Atas dasar hal tersebut, FSGI mengajukan tujuh rekomendasi kepada pemerintah mengenai PPDB Zonasi.
- FSGI mendorong Presiden Republik Indonesia untuk mempertahankan PPDB Sistem Zonasi, karena sistem ini yang paling mendekati prinsip keadilan sebagaimana diamanatkan dalam UUD 1945 terkait pemenuhan hak atas Pendidikan yang menjadi kewajiban negara, baik pemerintah pusat maupun pemerintah daerah.
- FSGI mendesak pemerintah kabupaten/kota untuk segera membangun SMP Negeri baru dan Pemerintah Provinsi segera membangun SMAN dan SMKN baru di wilayah kecamatan yang tidak ada SMPN atau SMAN atau SMKN. SD Negeri di berbagai daerah relatif mencukupi jumlah dan penyebarannya, namun begitu SMP Negeri dan SMA/SMK Negeri jumlahnya langsung jomplang, sehingga berbentuk piramida. Semakin tinggi jenjang pendek, semakin sedikit jumlah SMA/SMK Negerinya. Karena itu yang banyak dijumpai kecurangan adalah di jenjang SMA/SMK Negeri.
- FSGI mendorong Pemerintah Daerah melakukan pemetaan wilayah kecamatan yang tidak memiliki sekolah negeri di jenjang SMP, SMA dan SMK, lalu berkoordinasi dengan Kemendikbudristek yang menyiapkan anggaran untuk membangunkan gedung sekolah baru, yang lahannya harus disiapkan oleh Pemerintah Daerah. Tentu saja luas lahan harus berdasarkan standar sarana dan prasaran yang sudah diatur dalam Permendikbud tentang standar sarana dan prasarana.

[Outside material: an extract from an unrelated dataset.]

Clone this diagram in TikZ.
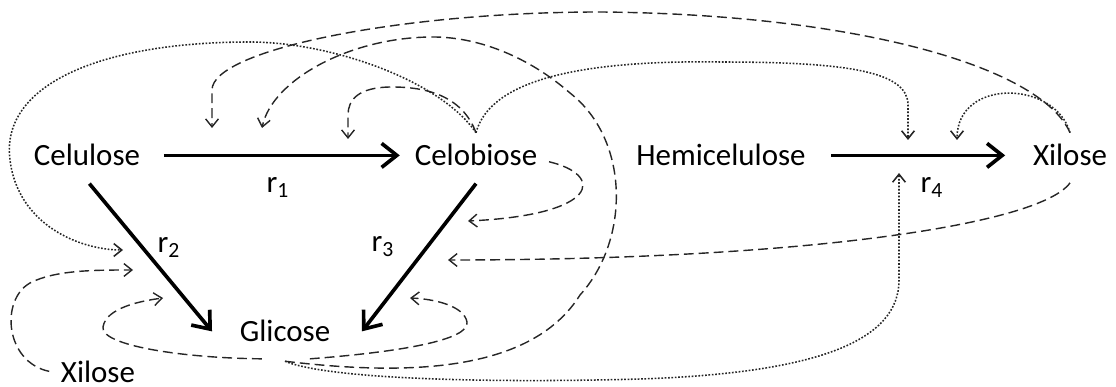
\documentclass[tikz,border=0pt]{standalone}
\usepackage{fontspec}
\setmainfont{Carlito}
\usetikzlibrary{arrows.meta}

\begin{document}
\begin{tikzpicture}[x=0.125mm,y=-0.125mm,
  species/.style={font=\fontsize{11}{13}\selectfont,inner sep=4pt,anchor=base},
  rlabel/.style={font=\fontsize{11}{13}\selectfont,inner sep=0pt,anchor=base west},
  rxn/.style={line width=1.3pt,-{Straight Barb[length=1.9mm,width=3mm]}},
  inhib/.style={line width=0.5pt,black!85,dash pattern=on 3.5pt off 1.8pt,-{Straight Barb[length=1mm,width=1.6mm]}},
  inhibdot/.style={line width=0.55pt,black!85,dash pattern=on 0.6pt off 0.6pt,-{Straight Barb[length=1mm,width=1.6mm]}}]
  \useasboundingbox (0,0) rectangle (1116,387);

  \node[species] (celul) at (87,166) {Celulose};
  \node[species] (celob) at (476,166) {Celobiose};
  \node[species] (hemi) at (721,166) {Hemicelulose};
  \node[species] (xilR) at (1070,166) {Xilose};
  \node[species] (gluc) at (285,342) {Glicose};
  \node[species] (xilB) at (98,382) {Xilose};

  \node[rlabel] (r1) at (266,193) {r\textsubscript{1}};
  \node[rlabel] (r2) at (157,253) {r\textsubscript{2}};
  \node[rlabel] (r3) at (371,252) {r\textsubscript{3}};
  \node[rlabel] (r4) at (920,193) {r\textsubscript{4}};

  \draw[rxn] ([xshift=1.5mm]celul.east) -- ([xshift=-0.4mm]celob.west);
  \draw[rxn] ([xshift=0.3mm,yshift=-0.7mm]celul.south) -- ([xshift=-2mm]gluc.west);
  \draw[rxn] ([yshift=-0.7mm]celob.south) -- ([xshift=2.5mm]gluc.east);
  \draw[rxn] ([xshift=1.75mm]hemi.east) -- ([xshift=-2mm]xilR.west);

  % points where the inhibitions meet the reactions
  \foreach \n/\px/\py in {r1x/212/128, r1g/262/128, r1c/348/139,
      r2c/123/250, r2x/133/270, r2g/163/298,
      r3c/468/221, r3x/448/260, r3g/410/298,
      r4c/908/140, r4x/957/140, r4g/899/173}
    \coordinate (\n) at (\px,\py);

  % r1
  \draw[inhib] (xilR.north) .. controls (1040,65) and (850,14) .. (600,12)
    .. controls (400,12) and (212,50) .. (212,90) -- (r1x);
  \draw[inhib] ([yshift=-0.9mm]gluc.south) .. controls (400,375) and (530,375) .. (580,295)
    .. controls (630,240) and (630,140) .. (570,93)
    .. controls (530,58) and (480,37) .. (433,37)
    .. controls (350,37) and (272,80) .. (r1g);
  \draw[inhib] (celob.north) .. controls (462,95) and (425,87) .. (392,87)
    .. controls (358,87) and (348,100) .. (348,115) -- (r1c);
  % r2
  \draw[inhibdot] (celob.north) .. controls (440,80) and (330,42) .. (250,42)
    .. controls (100,42) and (0,85) .. (10,160)
    .. controls (18,225) and (80,250) .. (r2c);
  \draw[inhib] (xilB.west) .. controls (5,362) and (0,300) .. (30,283)
    .. controls (55,270) and (95,270) .. (r2x);
  \draw[inhib] ([xshift=-2.9mm,yshift=-0.6mm]gluc.south) .. controls (180,358) and (100,345) .. (103,327)
    .. controls (106,308) and (140,301) .. (r2g);
  % r3
  \draw[inhib] (celob.-5) .. controls (605,175) and (600,215) .. (r3c);
  \draw[inhib] ([yshift=-0.6mm]xilR.south) .. controls (1040,225) and (800,260) .. (r3x);
  \draw[inhib] ([xshift=3.1mm,yshift=-0.6mm]gluc.south) .. controls (400,352) and (470,340) .. (467,322)
    .. controls (464,306) and (435,299) .. (r3g);
  % r4
  \draw[inhibdot] (celob.north) .. controls (490,80) and (580,60) .. (720,62)
    .. controls (850,62) and (908,72) .. (908,105) -- (r4c);
  \draw[inhibdot] (xilR.north) .. controls (1055,80) and (957,78) .. (r4x);
  \draw[inhibdot] ([yshift=-0.9mm]gluc.south) .. controls (330,380) and (500,383) .. (640,379)
    .. controls (820,373) and (899,340) .. (899,280) -- (r4g);
\end{tikzpicture}
\end{document}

- FSGI mendorong Pemerintah Daerah pemerintah daerah melakukan regrouping atau merger dengan SDN terdekat yang kekurangan murid atau tidak mendapatkan murid saat PPDB. Misal kasus PPDB 2023 dimana 5 Sekolah Dasar Negeri (SDN) di Ponorogo tidak mendapatkan siswa pada Penerimaan Peserta Didik Baru (PPDB) 2023/2024. Ke 5 SDN yang tidak mendapatkan siswa itu adalah SDN Jalen, SDN 2 Munggu, SDN 3 Babadan, SDN 1 Duri dan SDN 3 Tegalombo. Gedung-gedung SD yang kosong dapat dibangun kembali menjadi gedung SMP Negeri agar lebih banyak calon peserta didik yang diterima PPDB di sekolah negeri.
“Perpindahan peserta didik dari dampak merger sekolah harus memperhitungkan jarak 1-3 KM dari zonasi sekolah SD jika mengikuti ketentuan dalam kebijakan PPDB”, ujar Retno.
- FSGI mendorong pemerintah daerah tidak hanya menghitung penambahan jumlah sekolah negeri, namun juga menghitung kebutuhan pengajarnya. Ketika menambah jumlah sekolah, maka pemerintah daerah juga wajib menghitung kebutuhan pendidik dan tenaga kependidikannya. Hal ini harus disiapkan secara teliti dan terstruktur.
- FSGI mendorong pemerintah daerah memperbaiki sistem kependudukan terutama soal perpindahan Kartu Keluarga, peristiwa 20 anak masuk dalam satu KK di Kota Bogor. Padahal mereka dari berbagai daerah dengan orangtua yang berbeda, tapi berhasil melakukan perpindahan KK yang dekat dengan sekolah yang dituju. Ini menunjukkan kelemahan sistem kependudukan dan verifikasi di level Dinas Pendidikan cabang kota Bogor serta jajaran birokrasi di level RT/RW dan kelurahan yang meloloskan ke-20 calon peserta didik tersebut, yang kondisinya patut di duga berpotensi curang.
- FSGI mendorong pemerintah daerah melibatkan sekolah-sekolah swasta melalui program PPDB bersama seperti diterapkan Pemprov DKI Jakarta. Pelibatan sekolah-sekolah swasta level menengah dalam PPDB bersama akan sangat membantu menyelamatkan hidup sekolah sekolah swasta untuk tetap dapat murid dalam PPDB dengan pembiayaan pendidikan dari dana BOS, BOSDA/BOP. Selain itu, PPDB bersama juga menjadi jalan keluar bagi Pemda yang kesulitan mendapatkan lahan untuk membangun sekolah negeri baru.